Chaotic would be a fair word for this campaign, but the electoral geography is now clear.

A solid blob of Green now occupies the North West of the map, reaching out to the south and slowly starting to circle its way around the borough along the docks. Whether it will make its way up the Roding is another question, where it is interrupted by a solic block of independent wards roughly in the centre of the borough, spreading over to the north-east. Labour, now a minority but still the largest single party, gets the remains.

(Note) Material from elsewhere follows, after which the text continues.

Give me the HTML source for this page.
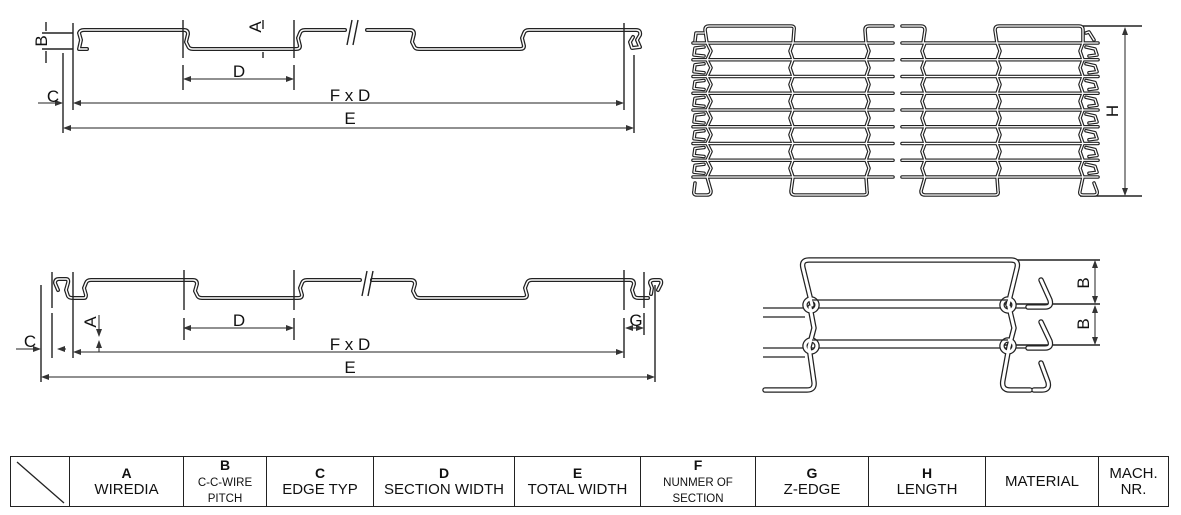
<!DOCTYPE html>
<html><head><meta charset="utf-8"><style>
html,body{margin:0;padding:0;background:#fff;width:1181px;height:515px;overflow:hidden;font-family:"Liberation Sans",Arial,sans-serif}
svg{position:absolute;left:0;top:0}
table{position:absolute;left:10px;top:456px;border-collapse:collapse;height:51px;table-layout:fixed}
td{border:1.5px solid #222;text-align:center;vertical-align:middle;padding:0;font-size:15px;line-height:16px;color:#111}
td b{font-size:14px}
.s{font-size:11.5px;line-height:12px}
</style></head><body>
<svg width="1181" height="515" viewBox="0 0 1181 515">
<defs>
<marker id="ar" markerWidth="8" markerHeight="6" refX="7" refY="3" orient="auto-start-reverse" markerUnits="userSpaceOnUse"><path d="M0,0 L8,3 L0,6 z" fill="#333"/></marker>
</defs>
<g fill="none" stroke-linejoin="round" stroke-linecap="round">
<path d="M87,49 L79,49 L81,40 L79,33 Q80,30 84,30 L184,30 Q188,30 188,34 L186,42 L188,46 Q189,49 193,49 L296,49 Q300,49 300,46 L298,38 L300,33 Q301,30 305,30 L345,30 M367,30 L410,30 Q414,30 414,34 L412,42 L414,46 Q415,49 419,49 L520,49 Q524,49 524,46 L522,38 L524,33 Q525,30 529,30 L636,30 Q641,30 640,35 L637,40 L640,47 L632,48 L630,42 L633,37" stroke="#222" stroke-width="4"/>
<path d="M87,49 L79,49 L81,40 L79,33 Q80,30 84,30 L184,30 Q188,30 188,34 L186,42 L188,46 Q189,49 193,49 L296,49 Q300,49 300,46 L298,38 L300,33 Q301,30 305,30 L345,30 M367,30 L410,30 Q414,30 414,34 L412,42 L414,46 Q415,49 419,49 L520,49 Q524,49 524,46 L522,38 L524,33 Q525,30 529,30 L636,30 Q641,30 640,35 L637,40 L640,47 L632,48 L630,42 L633,37" stroke="#fff" stroke-width="1.5"/>
<path d="M58,290 L55,283 Q55,279 59,279 L66,279 Q69,279 68,283 L66,290 L68,296 Q69,298 73,298 L84,298 Q86,298 86,295 L84,288 L86,283 Q87,280 91,280 L193,280 Q197,280 197,284 L195,291 L197,295 Q198,298 202,298 L298,298 Q302,298 302,295 L300,288 L302,283 Q303,280 307,280 L360,280 M372,280 L411,280 Q415,280 415,284 L413,291 L415,295 Q416,298 420,298 L523,298 Q527,298 527,295 L525,288 L527,283 Q528,280 532,280 L630,280 Q634,280 634,284 L632,290 L634,296 Q635,298 639,298 L648,298 M651,294 L652,288 L650,283 Q650,280 654,280 L659,280 Q662,280 661,284 L658,290" stroke="#222" stroke-width="4"/>
<path d="M58,290 L55,283 Q55,279 59,279 L66,279 Q69,279 68,283 L66,290 L68,296 Q69,298 73,298 L84,298 Q86,298 86,295 L84,288 L86,283 Q87,280 91,280 L193,280 Q197,280 197,284 L195,291 L197,295 Q198,298 202,298 L298,298 Q302,298 302,295 L300,288 L302,283 Q303,280 307,280 L360,280 M372,280 L411,280 Q415,280 415,284 L413,291 L415,295 Q416,298 420,298 L523,298 Q527,298 527,295 L525,288 L527,283 Q528,280 532,280 L630,280 Q634,280 634,284 L632,290 L634,296 Q635,298 639,298 L648,298 M651,294 L652,288 L650,283 Q650,280 654,280 L659,280 Q662,280 661,284 L658,290" stroke="#fff" stroke-width="1.5"/>
</g>
<g stroke="#222" stroke-width="1.4" fill="none">
<path d="M347,45 L352,20 M353,45 L358,20"/>
<path d="M73,23 V110 M63,53 V133 M183,20 V58 M183,65 V90 M294,20 V58 M294,65 V90 M624,23 V110 M634,55 V133"/>
<path d="M42,33 H73 M42,49 H73 M46,22 V31 M46,51 V63"/>
<path d="M263,20 V29 M263,52 V58"/>
<line x1="184" y1="79" x2="293" y2="79" stroke-width="1" marker-start="url(#ar)" marker-end="url(#ar)"/>
<line x1="74" y1="103" x2="623" y2="103" stroke-width="1" marker-start="url(#ar)" marker-end="url(#ar)"/>
<line x1="64" y1="128" x2="633" y2="128" stroke-width="1" marker-start="url(#ar)" marker-end="url(#ar)"/>
<line x1="38" y1="103" x2="62" y2="103" stroke-width="1" marker-end="url(#ar)"/>
<path d="M362,296 L367,271 M368,296 L373,271"/>
<path d="M41,285 V382 M52,272 V308 M52,313 V358 M73,272 V358 M184,270 V310 M184,318 V340 M294,270 V310 M294,318 V340 M624,270 V310 M624,318 V358 M644,272 V308 M644,313 V335 M655,285 V382"/>
<line x1="184" y1="328" x2="293" y2="328" stroke-width="1" marker-start="url(#ar)" marker-end="url(#ar)"/>
<line x1="74" y1="352" x2="623" y2="352" stroke-width="1" marker-start="url(#ar)" marker-end="url(#ar)"/>
<line x1="42" y1="377" x2="654" y2="377" stroke-width="1" marker-start="url(#ar)" marker-end="url(#ar)"/>
<line x1="16" y1="349" x2="40" y2="349" stroke-width="1" marker-end="url(#ar)"/>
<line x1="66" y1="349" x2="58" y2="349" stroke-width="1" marker-end="url(#ar)"/>
<line x1="99" y1="315" x2="99" y2="336" stroke-width="1" marker-end="url(#ar)"/>
<line x1="99" y1="352" x2="99" y2="341" stroke-width="1" marker-end="url(#ar)"/>
<line x1="626" y1="328" x2="643" y2="328" stroke-width="1" marker-start="url(#ar)" marker-end="url(#ar)"/>
<path d="M1083,26 H1142 M1080,196 H1142"/>
<line x1="1125" y1="28" x2="1125" y2="195" stroke-width="1" marker-start="url(#ar)" marker-end="url(#ar)"/>
<path d="M1000,260 H1100 M1000,304 H1100 M1000,345 H1100"/>
<line x1="1095" y1="261" x2="1095" y2="303" stroke-width="1" marker-start="url(#ar)" marker-end="url(#ar)"/>
<line x1="1095" y1="306" x2="1095" y2="344" stroke-width="1" marker-start="url(#ar)" marker-end="url(#ar)"/>
</g>
<g font-family="Liberation Sans, Arial, sans-serif" font-size="17" fill="#111" text-anchor="middle">
<text x="239" y="77">D</text>
<text x="350" y="101">F x D</text>
<text x="350" y="124">E</text>
<text x="53" y="102">C</text>
<text transform="translate(41,41) rotate(-90)" y="6">B</text>
<text transform="translate(255,27) rotate(-90)" y="6">A</text>
<text x="239" y="326">D</text>
<text x="350" y="350">F x D</text>
<text x="350" y="373">E</text>
<text x="30" y="347">C</text>
<text x="636" y="326">G</text>
<text transform="translate(90,322) rotate(-90)" y="6">A</text>
<text transform="translate(1112,111) rotate(-90)" y="6">H</text>
<text transform="translate(1083,283) rotate(-90)" y="6">B</text>
<text transform="translate(1083,324) rotate(-90)" y="6">B</text>
</g>
<defs>
<g id="row">
<path d="M693,0 H893 M902,0 H1098"/>
<path d="M707,0 L711,8 L707,16.75 M793,0 L790,8 L793,16.75 M866,0 L869,8 L866,16.75 M925,0 L922,8 L925,16.75 M997,0 L1000,8 L997,16.75 M1083,0 L1080,8 L1083,16.75"/>
<path d="M704,4 L695,5 L694,12 L704,13 M1086,4 L1095,6 L1097,12 L1089,13"/>
</g>
</defs>
<g fill="none" stroke-linejoin="round" stroke-linecap="round">
<g id="mesh">
<path d="M707,43 L705,30 Q705,26 709,26 L791,26 Q795,26 794,30 L793,43 M866,43 L865,30 Q865,26 869,26 L893,26 M902,26 L921,26 Q925,26 925,30 L923,43 M997,43 L995,30 Q995,26 999,26 L1079,26 Q1083,26 1083,30 L1083,43 M1086,33 L1089,32 L1094,40 M704,33 L696,33 L695,41 M793,177 L791,191 Q791,195 795,195 L864,195 Q868,195 867,191 L866,177 M925,177 L921,191 Q921,195 925,195 L995,195 Q999,195 998,191 L997,177 M707,177 L711,191 Q711,195 707,195 L697,195 Q693,195 694,191 L695,183 M1083,177 L1080,191 Q1079,195 1083,195 L1094,195 Q1098,195 1097,191 L1094,183"/>
<use href="#row" y="43"/><use href="#row" y="59.75"/><use href="#row" y="76.5"/><use href="#row" y="93.25"/><use href="#row" y="110"/><use href="#row" y="126.75"/><use href="#row" y="143.5"/><use href="#row" y="160.25"/>
<path d="M693,177 H893 M902,177 H1098"/>
</g>
</g>
<g fill="none" stroke-linejoin="round" stroke-linecap="round">
<use href="#mesh" stroke="#222" stroke-width="3.6"/>
<use href="#mesh" stroke="#fff" stroke-width="1.3"/>
</g>
<g stroke="#222" stroke-width="1.3" fill="none">
<path d="M763,308 H1045 M763,317 H805 M763,348 H1045 M763,357 H805"/>
</g>
<g fill="none" stroke-linejoin="round" stroke-linecap="round">
<g id="det">
<path d="M812,305 L803,268 Q801,260 809,260 L1011,260 Q1019,260 1017,268 L1008,305"/>
<path d="M810,307 L814,328 L809,347 L814,382 Q815,390 807,390 L765,390"/>
<path d="M1009,307 L1014,328 L1009,347 L1003,380 Q1001,390 1010,390 L1030,390"/>
<path d="M1041,363 L1048,382 Q1050,390 1042,390 L1034,390"/>
<path d="M1041,280 L1050,300 Q1052,307 1045,307 L1028,307"/>
<path d="M1041,322 L1050,341 Q1052,348 1045,348 L1028,348"/>
<circle cx="811" cy="305" r="6"/><circle cx="1008" cy="305" r="6"/>
<circle cx="811" cy="346" r="6"/><circle cx="1008" cy="346" r="6"/>
</g>
</g>
<g fill="none" stroke-linejoin="round" stroke-linecap="round">
<use href="#det" stroke="#222" stroke-width="5.5"/>
<use href="#det" stroke="#fff" stroke-width="3"/>
</g>
<g stroke="#222" stroke-width="1.3" fill="none">
<path d="M812,300 H1008 M812,340 H1008"/>
</g>
</svg>
<table>
<colgroup><col style="width:59px"><col style="width:114px"><col style="width:83px"><col style="width:107px"><col style="width:141px"><col style="width:126px"><col style="width:115px"><col style="width:113px"><col style="width:117px"><col style="width:113px"><col style="width:70px"></colgroup>
<tr>
<td style="position:relative"><svg width="59" height="51" style="position:absolute;left:0;top:0"><line x1="6" y1="5" x2="53" y2="46" stroke="#222" stroke-width="1.3"/></svg></td>
<td><b>A</b><br>WIREDIA</td>
<td><b>B</b><br><span class="s">C-C-WIRE<br>PITCH</span></td>
<td><b>C</b><br>EDGE TYP</td>
<td><b>D</b><br>SECTION WIDTH</td>
<td><b>E</b><br>TOTAL WIDTH</td>
<td><b>F</b><br><span class="s">NUNMER OF<br>SECTION</span></td>
<td><b>G</b><br>Z-EDGE</td>
<td><b>H</b><br>LENGTH</td>
<td>MATERIAL</td>
<td>MACH.<br>NR.</td>
</tr>
</table>
</body></html>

While contenders like Sofia Patel, Steve Brayshaw and Hanif Abdulmuhit are out, the new mayor is going to have to carve out a cabinet from the wards he continues to hold, having held a full slate in places like Plaistow West & Canning Town East, Beckton and Custom House, in all of which the greens are second place.

We at Newham Matters can’t say which way Mayor Hussain will go, but maybe he will find the options before him inside the party unappealing. In this case might he be tempted to look for allies in the Newham Independents Party. His relationship with the greens, following stormy rows and struggles to answer questions posed by reputable outlets like London Centric, seems likely to be poor. So who will be left to do deals with, and what will Independent leader Mehmood Mirza make of any proposals?

These questions are very much in the present, but here’s a little food for thought. If the strategy was to run a NIP facing campaign and put the core of the hopeful labour cabinet members in NIP facing wards, that has singularly and fundamentally failed. More green facing candidates in more green facing wards seemed to have a higher level of success, but also to be peripheral to the Hussain project. If Labour decides to forgo the winnable fight in favour of an unwinnable one, what’s the future of the Labour party in Newham at all? Maybe the parties on the ballot paper don’t matter, or exist, quite as much as everybody thinks.

MPs Kumaran, Asser and Timms should be worried, and in about that order, but will they be able to hold it together any better than the Labour Party in the borough?